WHAT YOU SHOULD DO → Set down the data below from its first line to the line holding "import matplotlib.pyplot as plt", inclusive; omit all pictures.

DATA SHOWN →
----
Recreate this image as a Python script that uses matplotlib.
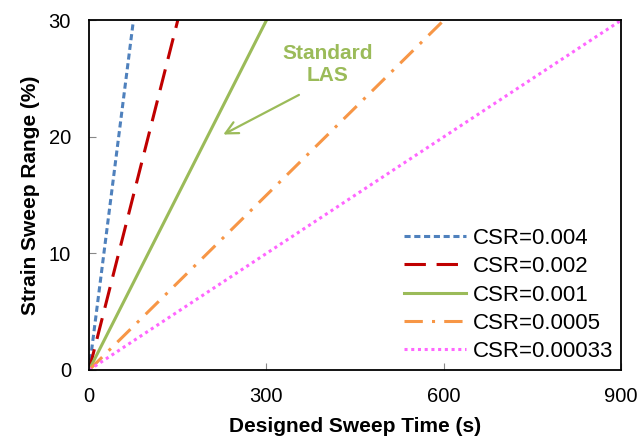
import matplotlib
matplotlib.use("Agg")
import matplotlib.pyplot as plt

# sweep end points: (time s, strain %)
csr_labels = ["CSR=0.004", "CSR=0.002", "CSR=0.001", "CSR=0.0005", "CSR=0.00033"]
sweep_time = [[0, 75], [0, 150], [0, 300], [0, 600], [0, 900]]
strain_range = [[0, 30], [0, 30], [0, 30], [0, 30], [0, 30]]

colors = ["#4F81BD", "#C00000", "#9BBB59", "#F79646", "#FF66FF"]
styles = [(0, (2, 1.2)), (0, (7, 3.5)), "-", (0, (6, 3, 1, 3)), (0, (1, 1.2))]

plt.rcParams["font.family"] = ["Liberation Sans", "DejaVu Sans"]

fig = plt.figure(figsize=(6.41, 4.41), dpi=100)
ax = fig.add_axes([0.139, 0.161, 0.830, 0.793])

for t, s, lab, c, ls in zip(sweep_time, strain_range, csr_labels, colors, styles):
    ax.plot(t, s, color=c, linestyle=ls, linewidth=2.2, label=lab)

ax.set_xlim(0, 900)
ax.set_ylim(0, 30)
ax.set_xticks([0, 300, 600, 900])
ax.set_yticks([0, 10, 20, 30])
ax.tick_params(direction="in", length=5, labelsize=14.5, color="#888888")
ax.tick_params(axis="y", pad=13)
ax.tick_params(axis="x", pad=12)
ax.set_xlabel("Designed Sweep Time (s)", fontsize=15, fontweight="bold", labelpad=8)
ax.set_ylabel("Strain Sweep Range (%)", fontsize=15, fontweight="bold", labelpad=6)
for sp in ax.spines.values():
    sp.set_linewidth(1.3)

green = "#9BBB59"
ax.text(404, 26.2, "Standard\nLAS", color=green, fontsize=15, fontweight="bold",
        ha="center", va="center", linespacing=1.15)
ax.annotate("", xy=(227, 20.2), xytext=(355, 23.6),
            arrowprops=dict(arrowstyle="->", color=green, lw=1.6,
                            shrinkA=0, shrinkB=0, mutation_scale=22))

ax.legend(loc="lower right", frameon=False, fontsize=16, handlelength=2.8,
          handletextpad=0.3, labelspacing=0.33, borderaxespad=0.1, borderpad=0.25)

fig.savefig("out.png", dpi=100)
----
SOLUTION →
Recreate this image as a Python script that uses matplotlib.
import matplotlib
matplotlib.use("Agg")
import matplotlib.pyplot as plt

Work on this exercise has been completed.